- Location: Arthur A. Wishart Library, Algoma University, Sault Ste Marie, Ontario, Canada
- Type: Academic
- Established: 2006 (Algoma University Archives); renamed 2011
- Branches: 1

Collection
- Size: 170 fonds

Other information
- Director: Mark Jones (Library manager)
- Website: http://archives.algomau.ca/

= Engracia de Jesus Matias Archives and Special Collections =

The Engracia de Jesus Matias Archives and Special Collections is a department of the Arthur A.Wishart Library at Algoma University in Sault Ste. Marie, Ontario. It is the official repository for the university's records as well as those of the Anglican Diocese of Algoma and the Ecclesiastical Province of Ontario. It is a partner with the Shingwauk Residential Schools Centre, also located at the university.
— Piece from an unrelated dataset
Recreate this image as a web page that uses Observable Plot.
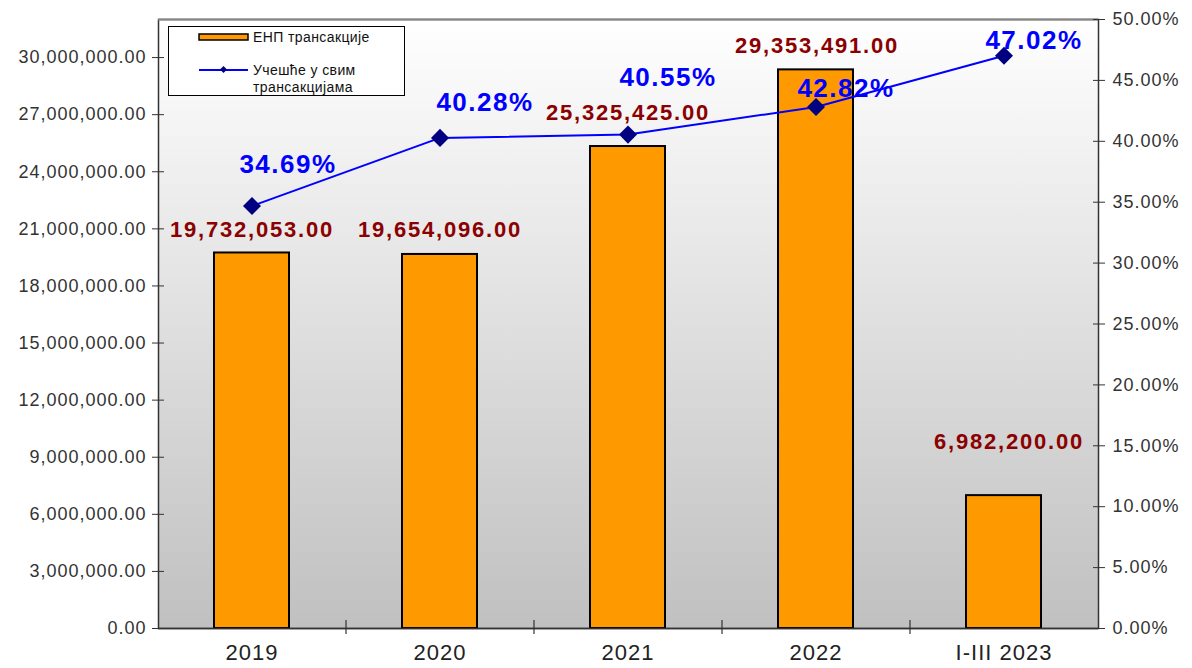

The archives collects private records of individuals, families, organizations and businesses with a focus on northern Ontario.

== History==
The Engracia de Jesus Matias Archives and Special Collections (formerly the Algoma University Archives) were established in 2006 and renamed in honour of Engracia de Jesus Matias.

== Collections ==
As of 2016 the archives holds over 170 unique archival fonds or collections. Areas of strength include the history of higher education in Sault Ste. Marie; faculty, staff and student associations at the university, university programming, the industrial history of the Great Lakes region; the railroad history of northern Ontario; the history of the fur trader Charles Oakes Ermatinger and the Ermatinger Old Stone House; the labour history of Sault Ste. Marie; the sinking of the SS Edmund Fitzgerald and Anglican Diocese of Algoma history from Kakabeka Falls the west to the Ontario/Quebec border in the east and from Manitouwadge in the north to Gravenhurst in the south.